TASK OBJECTIVE
Print exactly the lines from the first one down to the line that contains "from plotly.subplots import make_subplots", both included, and skip the pictures.

=== SOURCE DATA ===

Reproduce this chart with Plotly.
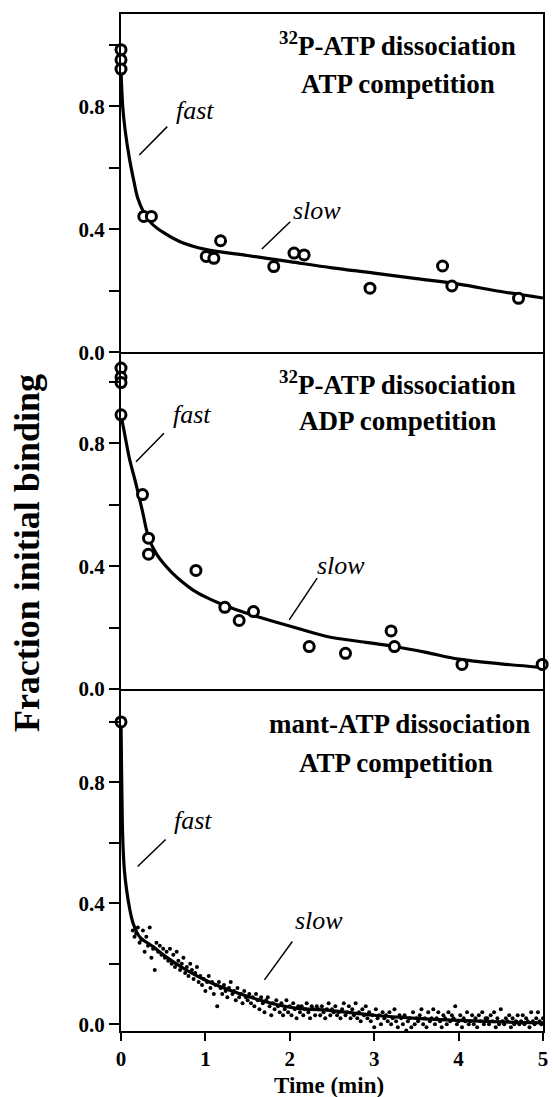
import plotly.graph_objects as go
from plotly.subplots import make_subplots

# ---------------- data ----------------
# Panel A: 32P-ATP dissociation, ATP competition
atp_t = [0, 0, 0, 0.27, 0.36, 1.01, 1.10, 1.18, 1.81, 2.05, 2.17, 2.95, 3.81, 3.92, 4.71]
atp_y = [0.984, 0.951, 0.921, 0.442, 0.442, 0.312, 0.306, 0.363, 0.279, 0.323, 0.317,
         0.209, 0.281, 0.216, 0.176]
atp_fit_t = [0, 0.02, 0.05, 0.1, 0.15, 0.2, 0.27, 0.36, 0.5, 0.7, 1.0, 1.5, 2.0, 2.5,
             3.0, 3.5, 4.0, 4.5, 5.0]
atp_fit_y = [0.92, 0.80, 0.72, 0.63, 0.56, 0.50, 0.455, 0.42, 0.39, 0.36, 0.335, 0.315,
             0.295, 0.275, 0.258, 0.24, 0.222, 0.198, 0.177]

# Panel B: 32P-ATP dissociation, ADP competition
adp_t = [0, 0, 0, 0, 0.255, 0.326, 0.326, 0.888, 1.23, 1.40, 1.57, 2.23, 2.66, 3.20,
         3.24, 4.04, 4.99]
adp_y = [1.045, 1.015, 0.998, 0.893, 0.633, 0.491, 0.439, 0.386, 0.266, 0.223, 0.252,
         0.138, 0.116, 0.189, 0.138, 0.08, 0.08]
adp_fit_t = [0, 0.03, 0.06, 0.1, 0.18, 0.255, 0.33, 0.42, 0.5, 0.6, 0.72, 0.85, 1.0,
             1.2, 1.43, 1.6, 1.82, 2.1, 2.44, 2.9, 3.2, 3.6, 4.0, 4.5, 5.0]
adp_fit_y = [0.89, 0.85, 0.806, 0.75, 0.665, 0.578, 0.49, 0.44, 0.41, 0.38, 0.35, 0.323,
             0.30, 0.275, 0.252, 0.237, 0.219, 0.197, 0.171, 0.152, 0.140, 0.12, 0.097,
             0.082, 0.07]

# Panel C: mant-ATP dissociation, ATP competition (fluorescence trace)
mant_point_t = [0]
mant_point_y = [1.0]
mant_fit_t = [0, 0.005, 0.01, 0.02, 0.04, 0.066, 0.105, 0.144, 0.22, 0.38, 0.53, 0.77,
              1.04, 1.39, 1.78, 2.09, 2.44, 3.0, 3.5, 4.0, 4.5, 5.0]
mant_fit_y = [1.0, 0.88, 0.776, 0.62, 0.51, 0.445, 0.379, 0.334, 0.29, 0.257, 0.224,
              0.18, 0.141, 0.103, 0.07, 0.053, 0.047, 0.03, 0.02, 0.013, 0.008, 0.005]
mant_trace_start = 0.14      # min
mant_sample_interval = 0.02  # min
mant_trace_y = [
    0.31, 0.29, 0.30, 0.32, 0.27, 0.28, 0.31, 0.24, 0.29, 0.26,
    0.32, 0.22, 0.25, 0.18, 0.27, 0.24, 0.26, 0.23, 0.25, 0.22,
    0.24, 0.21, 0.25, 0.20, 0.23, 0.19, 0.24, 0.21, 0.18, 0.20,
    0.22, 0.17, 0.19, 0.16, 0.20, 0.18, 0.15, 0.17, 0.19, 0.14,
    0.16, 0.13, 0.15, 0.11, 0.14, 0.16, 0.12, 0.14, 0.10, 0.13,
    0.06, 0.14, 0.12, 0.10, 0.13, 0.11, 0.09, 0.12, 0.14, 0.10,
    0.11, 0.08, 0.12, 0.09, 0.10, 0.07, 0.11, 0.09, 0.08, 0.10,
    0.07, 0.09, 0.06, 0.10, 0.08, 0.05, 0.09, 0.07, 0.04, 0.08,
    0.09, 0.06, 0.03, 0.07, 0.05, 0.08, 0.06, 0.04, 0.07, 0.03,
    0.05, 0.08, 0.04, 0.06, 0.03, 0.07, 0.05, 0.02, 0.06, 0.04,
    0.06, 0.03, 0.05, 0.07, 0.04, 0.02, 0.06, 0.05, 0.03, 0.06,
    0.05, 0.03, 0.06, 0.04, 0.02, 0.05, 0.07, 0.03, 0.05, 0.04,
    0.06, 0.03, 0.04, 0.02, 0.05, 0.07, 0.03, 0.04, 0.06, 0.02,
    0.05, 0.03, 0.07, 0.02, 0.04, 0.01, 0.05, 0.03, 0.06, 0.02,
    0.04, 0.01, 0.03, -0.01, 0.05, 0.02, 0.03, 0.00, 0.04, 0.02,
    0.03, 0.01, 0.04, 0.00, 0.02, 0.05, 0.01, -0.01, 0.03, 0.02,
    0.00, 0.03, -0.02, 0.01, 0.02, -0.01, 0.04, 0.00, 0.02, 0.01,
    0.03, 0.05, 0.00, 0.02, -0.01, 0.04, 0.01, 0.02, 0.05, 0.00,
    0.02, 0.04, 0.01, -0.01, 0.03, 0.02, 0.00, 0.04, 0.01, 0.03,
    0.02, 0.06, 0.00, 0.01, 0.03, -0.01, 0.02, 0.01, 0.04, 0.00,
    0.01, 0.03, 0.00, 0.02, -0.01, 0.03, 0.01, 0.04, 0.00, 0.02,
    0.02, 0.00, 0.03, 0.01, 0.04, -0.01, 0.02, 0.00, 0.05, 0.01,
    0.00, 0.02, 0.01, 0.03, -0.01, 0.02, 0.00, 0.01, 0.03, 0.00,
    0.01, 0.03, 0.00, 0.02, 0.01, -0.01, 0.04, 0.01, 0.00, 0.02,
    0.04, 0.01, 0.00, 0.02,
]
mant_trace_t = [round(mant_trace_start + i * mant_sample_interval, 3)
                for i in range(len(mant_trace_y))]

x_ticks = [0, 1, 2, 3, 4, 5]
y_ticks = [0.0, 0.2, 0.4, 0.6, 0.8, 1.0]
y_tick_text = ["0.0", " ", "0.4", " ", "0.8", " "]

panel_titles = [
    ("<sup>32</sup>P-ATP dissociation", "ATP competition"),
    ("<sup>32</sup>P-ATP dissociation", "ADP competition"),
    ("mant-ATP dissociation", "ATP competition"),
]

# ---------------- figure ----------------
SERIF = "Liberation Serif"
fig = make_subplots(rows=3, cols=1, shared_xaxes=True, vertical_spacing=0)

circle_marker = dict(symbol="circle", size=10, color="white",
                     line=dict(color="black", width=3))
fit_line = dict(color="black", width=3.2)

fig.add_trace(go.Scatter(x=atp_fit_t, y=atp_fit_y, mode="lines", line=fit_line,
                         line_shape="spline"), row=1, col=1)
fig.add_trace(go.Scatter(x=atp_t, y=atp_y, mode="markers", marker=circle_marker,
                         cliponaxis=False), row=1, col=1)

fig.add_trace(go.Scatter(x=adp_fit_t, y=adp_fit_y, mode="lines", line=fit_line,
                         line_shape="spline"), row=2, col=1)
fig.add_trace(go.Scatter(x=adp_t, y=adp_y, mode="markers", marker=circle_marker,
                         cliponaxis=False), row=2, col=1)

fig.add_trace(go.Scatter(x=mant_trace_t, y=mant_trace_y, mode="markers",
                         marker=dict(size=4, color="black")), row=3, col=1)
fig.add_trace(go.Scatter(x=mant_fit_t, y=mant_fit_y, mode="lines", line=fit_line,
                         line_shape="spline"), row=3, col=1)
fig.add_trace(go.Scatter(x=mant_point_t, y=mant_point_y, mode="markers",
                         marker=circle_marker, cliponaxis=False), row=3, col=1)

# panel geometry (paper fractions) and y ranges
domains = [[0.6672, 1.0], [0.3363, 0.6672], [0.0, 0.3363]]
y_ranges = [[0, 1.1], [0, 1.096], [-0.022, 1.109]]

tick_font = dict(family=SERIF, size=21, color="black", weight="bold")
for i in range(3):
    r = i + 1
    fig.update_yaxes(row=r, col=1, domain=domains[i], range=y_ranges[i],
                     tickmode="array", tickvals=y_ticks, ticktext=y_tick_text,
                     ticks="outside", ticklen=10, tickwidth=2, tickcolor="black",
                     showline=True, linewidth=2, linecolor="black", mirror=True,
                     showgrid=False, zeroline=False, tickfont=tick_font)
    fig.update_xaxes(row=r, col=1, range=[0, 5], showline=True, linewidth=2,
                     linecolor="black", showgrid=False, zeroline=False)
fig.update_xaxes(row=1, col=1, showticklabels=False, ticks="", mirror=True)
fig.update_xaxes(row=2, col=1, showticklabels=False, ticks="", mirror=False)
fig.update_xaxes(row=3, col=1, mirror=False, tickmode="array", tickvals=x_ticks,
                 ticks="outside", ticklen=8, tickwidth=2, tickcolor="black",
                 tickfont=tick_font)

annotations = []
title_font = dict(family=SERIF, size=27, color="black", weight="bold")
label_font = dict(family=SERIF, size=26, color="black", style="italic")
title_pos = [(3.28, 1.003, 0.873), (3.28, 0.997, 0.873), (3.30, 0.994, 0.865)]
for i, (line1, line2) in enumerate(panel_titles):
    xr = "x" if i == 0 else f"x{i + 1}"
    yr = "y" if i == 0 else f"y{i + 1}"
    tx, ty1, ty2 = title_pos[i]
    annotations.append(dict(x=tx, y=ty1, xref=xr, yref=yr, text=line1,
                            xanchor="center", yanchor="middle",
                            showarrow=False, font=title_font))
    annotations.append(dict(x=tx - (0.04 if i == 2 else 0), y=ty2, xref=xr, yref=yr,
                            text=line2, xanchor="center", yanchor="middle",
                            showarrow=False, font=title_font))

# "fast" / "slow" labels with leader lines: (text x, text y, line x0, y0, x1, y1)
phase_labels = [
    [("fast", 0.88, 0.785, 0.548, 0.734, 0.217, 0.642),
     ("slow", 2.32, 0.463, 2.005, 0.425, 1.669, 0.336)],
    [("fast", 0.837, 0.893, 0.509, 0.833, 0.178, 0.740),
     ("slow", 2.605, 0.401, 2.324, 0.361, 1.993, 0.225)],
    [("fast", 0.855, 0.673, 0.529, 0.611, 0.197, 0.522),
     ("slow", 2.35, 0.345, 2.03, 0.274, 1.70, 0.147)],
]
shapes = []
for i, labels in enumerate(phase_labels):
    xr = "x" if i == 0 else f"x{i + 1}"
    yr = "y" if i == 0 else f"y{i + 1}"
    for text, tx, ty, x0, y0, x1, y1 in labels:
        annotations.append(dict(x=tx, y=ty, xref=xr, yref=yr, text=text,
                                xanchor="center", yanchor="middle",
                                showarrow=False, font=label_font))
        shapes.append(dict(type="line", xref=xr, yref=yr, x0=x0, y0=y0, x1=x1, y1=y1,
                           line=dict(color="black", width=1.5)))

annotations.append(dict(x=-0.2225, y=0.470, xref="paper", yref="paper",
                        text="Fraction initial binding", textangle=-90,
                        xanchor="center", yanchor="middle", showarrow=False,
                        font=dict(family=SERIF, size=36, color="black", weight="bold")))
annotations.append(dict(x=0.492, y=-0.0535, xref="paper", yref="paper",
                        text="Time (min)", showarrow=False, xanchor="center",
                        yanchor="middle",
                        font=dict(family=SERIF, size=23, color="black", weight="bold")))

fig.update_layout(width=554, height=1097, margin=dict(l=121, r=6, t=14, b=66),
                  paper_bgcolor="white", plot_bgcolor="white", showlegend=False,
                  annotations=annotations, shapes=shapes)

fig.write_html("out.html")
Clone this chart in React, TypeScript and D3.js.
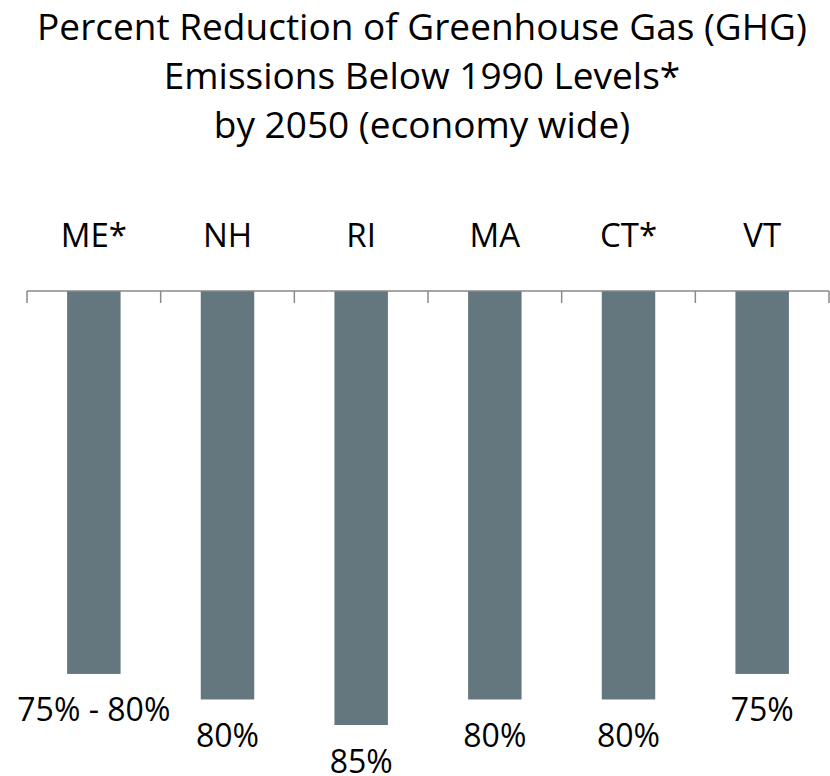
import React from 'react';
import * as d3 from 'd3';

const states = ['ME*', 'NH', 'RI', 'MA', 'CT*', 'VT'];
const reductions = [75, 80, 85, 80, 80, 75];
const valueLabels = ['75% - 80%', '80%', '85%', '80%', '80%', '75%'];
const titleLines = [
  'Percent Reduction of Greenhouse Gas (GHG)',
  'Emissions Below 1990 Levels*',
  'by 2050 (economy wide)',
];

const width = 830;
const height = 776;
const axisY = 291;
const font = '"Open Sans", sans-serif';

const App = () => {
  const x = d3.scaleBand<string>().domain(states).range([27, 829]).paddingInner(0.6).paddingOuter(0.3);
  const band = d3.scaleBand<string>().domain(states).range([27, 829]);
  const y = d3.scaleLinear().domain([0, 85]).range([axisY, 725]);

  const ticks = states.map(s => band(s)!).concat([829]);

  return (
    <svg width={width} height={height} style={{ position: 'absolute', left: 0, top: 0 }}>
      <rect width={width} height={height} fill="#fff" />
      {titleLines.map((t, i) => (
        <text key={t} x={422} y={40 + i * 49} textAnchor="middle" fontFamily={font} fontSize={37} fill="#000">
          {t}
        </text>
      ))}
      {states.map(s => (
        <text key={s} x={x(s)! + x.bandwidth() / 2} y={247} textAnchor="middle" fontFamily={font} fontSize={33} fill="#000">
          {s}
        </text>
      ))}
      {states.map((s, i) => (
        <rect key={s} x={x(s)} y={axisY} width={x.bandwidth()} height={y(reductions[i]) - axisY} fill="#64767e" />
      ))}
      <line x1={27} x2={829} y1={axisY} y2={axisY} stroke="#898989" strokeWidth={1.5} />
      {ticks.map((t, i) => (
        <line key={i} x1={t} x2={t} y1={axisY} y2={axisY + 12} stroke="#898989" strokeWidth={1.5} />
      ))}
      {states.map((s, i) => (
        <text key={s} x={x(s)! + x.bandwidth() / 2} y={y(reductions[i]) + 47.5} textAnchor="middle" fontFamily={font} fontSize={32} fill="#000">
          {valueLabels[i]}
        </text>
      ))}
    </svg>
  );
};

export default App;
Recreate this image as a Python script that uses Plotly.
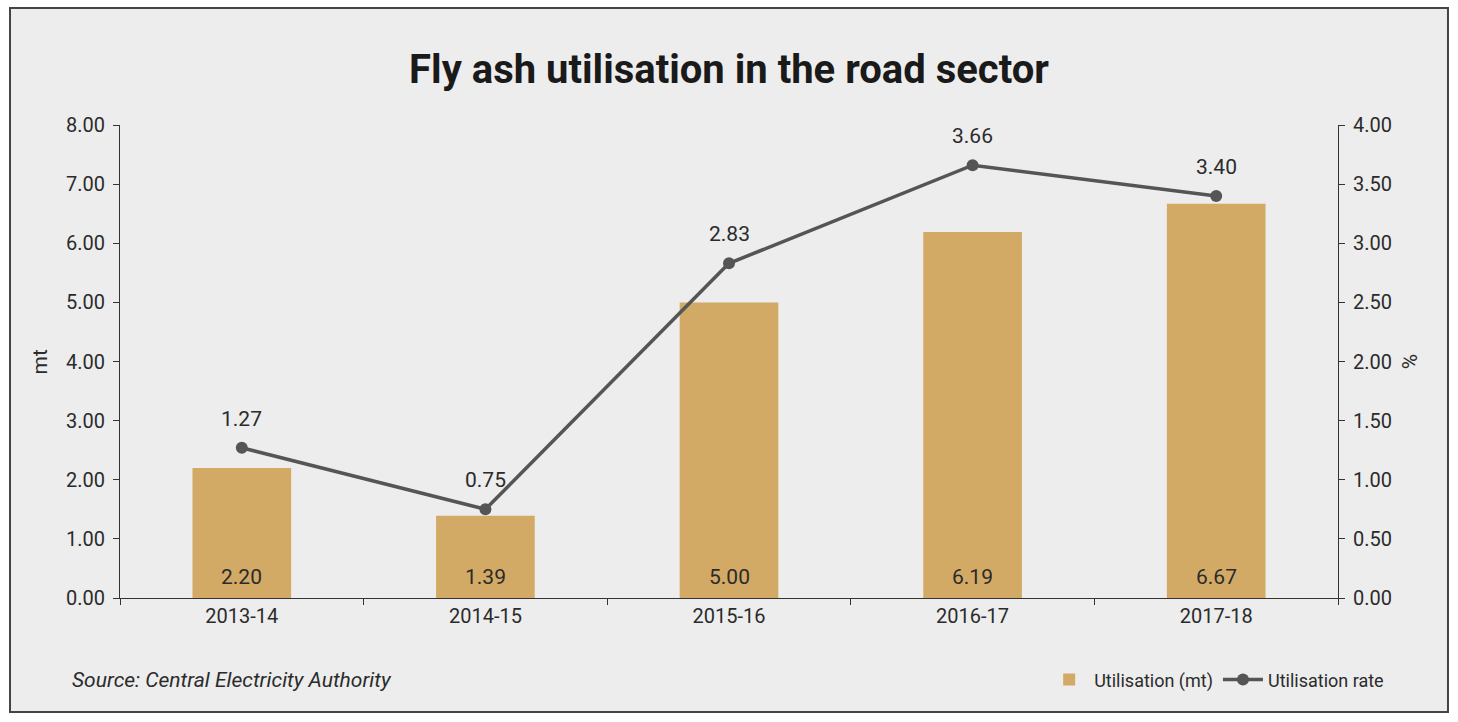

===

SOLUTION
Reproduce this chart with Plotly.
import plotly.graph_objects as go
from plotly.subplots import make_subplots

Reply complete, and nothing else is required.